During the preparations for Cedar Creek Lake, it was decided to leave all trees and brush to provide a habitat for the future lake's many species of fish. In areas without trees and brush, cement-filled buckets with arrays of 5 ft wooden sticks protruding out, packaging tarps, anchored downed trees, and other various fish habitat improvement structures were placed to fill in these bald areas. Any developments such as houses and certain sections of old US 150 were removed (except for the old US 150 bridge crossing Cedar Creek). The Hebron Methodist Church, the Vardeman/Holmes/Daws/Stephenson Family Cemetery, and a small section of Kentucky Route 1770 were relocated before the lake's impoundment.

Cedar Creek Lake was included as part of the planning for the reconstruction of the 7.2 mi section of U.S. Highway 150 (designated the John Sims Highway) between Stanford and Crab Orchard by the KYTC. The construction of the earth-fill dam was at a cost of US$4 million.
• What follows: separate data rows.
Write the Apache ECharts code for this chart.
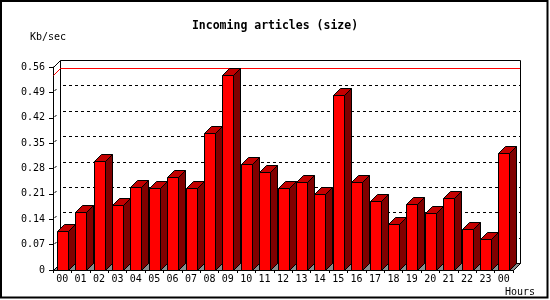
<!DOCTYPE html>
<html>
<head>
<meta charset="utf-8">
<script src="https://cdn.jsdelivr.net/npm/echarts@6/dist/echarts.min.js"></script>
<style>html,body{margin:0;padding:0;background:#fff}#c{width:550px;height:300px}</style>
</head>
<body>
<div id="c"></div>
<script>
const categories = ['00','01','02','03','04','05','06','07','08','09','10','11','12','13','14','15','16','17','18','19','20','21','22','23','00'];
const values = [0.107,0.159,0.302,0.178,0.228,0.225,0.256,0.225,0.377,0.537,0.292,0.271,0.225,0.242,0.209,0.482,0.244,0.190,0.126,0.181,0.156,0.198,0.112,0.085,0.322];
const yTicks = ['0','0.07','0.14','0.21','0.28','0.35','0.42','0.49','0.56'];
const yMin = 0, yMax = 0.56, yStep = 0.07;
const titleText = 'Incoming articles (size)';
const yUnit = 'Kb/sec';
const xUnit = 'Hours';

const D = 7;
const FONT = 'DejaVu Sans Mono';
const maxVal = Math.max.apply(null, values);

const chart = echarts.init(document.getElementById('c'), null, {renderer: 'canvas'});

function bgItem(params, api) {
  const cs = params.coordSys;
  const L = cs.x, T = cs.y, R = cs.x + cs.width, B = cs.y + cs.height;
  const ch = [];
  // back frame
  ch.push({type: 'rect', shape: {x: L + D + 0.5, y: T - D + 0.5, width: cs.width, height: cs.height},
    style: {fill: 'none', stroke: '#000', lineWidth: 1}});
  // front-to-back top diagonal
  ch.push({type: 'line', shape: {x1: L + 0.5, y1: T + 0.5, x2: L + D + 0.5, y2: T - D + 0.5},
    style: {stroke: '#000', lineWidth: 1}});
  // gridlines
  for (let k = 1; k < yTicks.length - 1; k++) {
    const v = yMin + k * yStep;
    const y = Math.round(api.coord([0, v])[1]) + 0.5;
    ch.push({type: 'line', shape: {x1: L + D + 3, y1: y - D, x2: R + D, y2: y - D},
      style: {stroke: '#000', lineWidth: 1, lineDash: [3, 3]}});
    ch.push({type: 'line', shape: {x1: L + 1.5, y1: y - 1.5, x2: L + 3.5, y2: y - 3.5},
      style: {stroke: '#000', lineWidth: 1}});
  }
  // max red line
  const my = Math.round(api.coord([0, maxVal])[1]) + 0.5;
  ch.push({type: 'line', shape: {x1: L + 0.5, y1: my, x2: L + D + 0.5, y2: my - D},
    style: {stroke: '#ff0000', lineWidth: 1}});
  ch.push({type: 'line', shape: {x1: L + D + 0.5, y1: my - D, x2: R + D, y2: my - D},
    style: {stroke: '#ff0000', lineWidth: 1}});
  // floor
  ch.push({type: 'polygon', shape: {points: [[L + 0.5, B + 0.5], [L + D + 0.5, B - D + 0.5], [R + D + 0.5, B - D + 0.5], [R + 0.5, B + 0.5]]},
    style: {fill: '#8c8c8c', stroke: '#000', lineWidth: 1}});
  return {type: 'group', children: ch};
}

function barItem(params, api) {
  const i = api.value(0), v = api.value(1);
  const top = api.coord([i, v]);
  const base = api.coord([i, 0]);
  const band = api.size([1, 0])[0];
  const w = Math.round(band * 0.6);
  const x0 = Math.round(top[0] - w / 2) + 0.5;
  const x1 = x0 + w;
  const yt = Math.round(top[1]) + 0.5;
  const yb = Math.round(base[1]) + 0.5;
  const st = {stroke: '#000', lineWidth: 1};
  return {type: 'group', children: [
    {type: 'polygon', shape: {points: [[x1, yt], [x1 + D, yt - D], [x1 + D, yb - D], [x1, yb]]},
      style: Object.assign({fill: '#800000'}, st)},
    {type: 'polygon', shape: {points: [[x0, yt], [x0 + D, yt - D], [x1 + D, yt - D], [x1, yt]]},
      style: Object.assign({fill: '#c40000'}, st)},
    {type: 'rect', shape: {x: x0, y: yt, width: w, height: yb - yt},
      style: Object.assign({fill: '#ff0000'}, st)}
  ]};
}

const option = {
  animation: false,
  backgroundColor: '#fff',
  title: {
    text: titleText, left: 'center', top: 20, padding: 0,
    textStyle: {fontFamily: FONT, fontSize: 11.5, fontWeight: 'bold', color: '#000'}
  },
  grid: {left: 53, right: 37, top: 67, bottom: 30, containLabel: false},
  xAxis: {
    type: 'category', data: categories,
    axisLine: {show: true, lineStyle: {color: '#000', width: 1}},
    axisTick: {show: true, length: 3, interval: 0, lineStyle: {color: '#000'}},
    axisLabel: {interval: 0, margin: 4, fontFamily: FONT, fontSize: 10, color: '#000'},
    splitLine: {show: false}
  },
  yAxis: {
    type: 'value', min: yMin, max: yMax, interval: yStep,
    axisLine: {show: true, lineStyle: {color: '#000', width: 1}},
    axisTick: {show: true, length: 4, lineStyle: {color: '#000'}},
    axisLabel: {margin: 8, fontFamily: FONT, fontSize: 10, color: '#000',
      formatter: function (v) { return yTicks[Math.round((v - yMin) / yStep)]; }},
    splitLine: {show: false}
  },
  graphic: [
    {type: 'rect', shape: {x: 1, y: 1, width: 546.5, height: 296.5}, style: {fill: 'none', stroke: '#000', lineWidth: 2}, z: 100},
    {type: 'text', x: 30, y: 37, style: {text: yUnit, fontFamily: FONT, fontSize: 10, fill: '#000', textVerticalAlign: 'middle'}},
    {type: 'text', x: 505, y: 292, style: {text: xUnit, fontFamily: FONT, fontSize: 10, fill: '#000', textVerticalAlign: 'middle'}}
  ],
  series: [
    {type: 'custom', renderItem: bgItem, data: [[0, 0]], z: 1, silent: true, clip: false},
    {type: 'custom', renderItem: barItem, data: values.map(function (v, i) { return [i, v]; }), z: 3, clip: false}
  ]
};
chart.setOption(option);
</script>
</body>
</html>
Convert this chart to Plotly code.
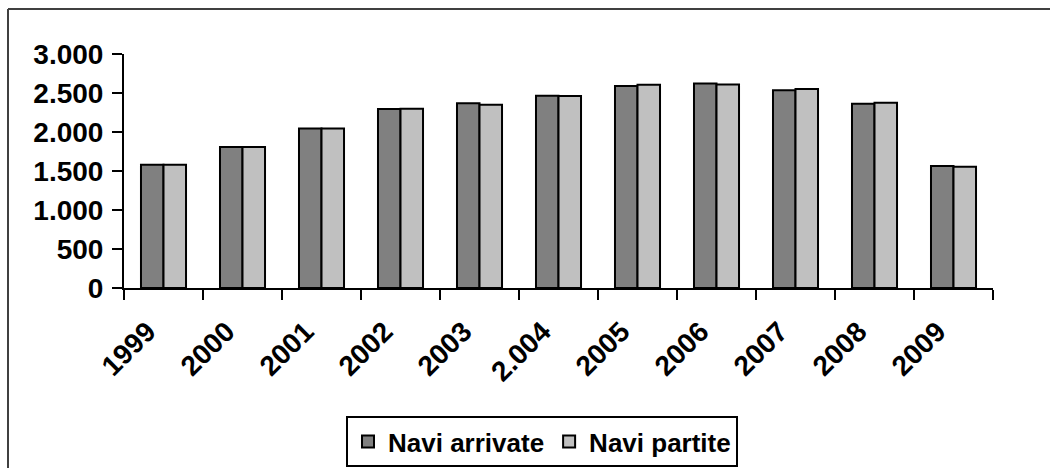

Of the $4 million, the KYTC paid $3.5 million and Lincoln County paid $0.5 million. The Kentucky Department of Fish and Wildlife paid for the purchase of the 1600 acre of land needed for the lake at the cost of $4.1 million and paid $300,000 for the lake's three boat ramps, parking facilities, and courtesy docks. Total cost of the project was nearly $8.5 million.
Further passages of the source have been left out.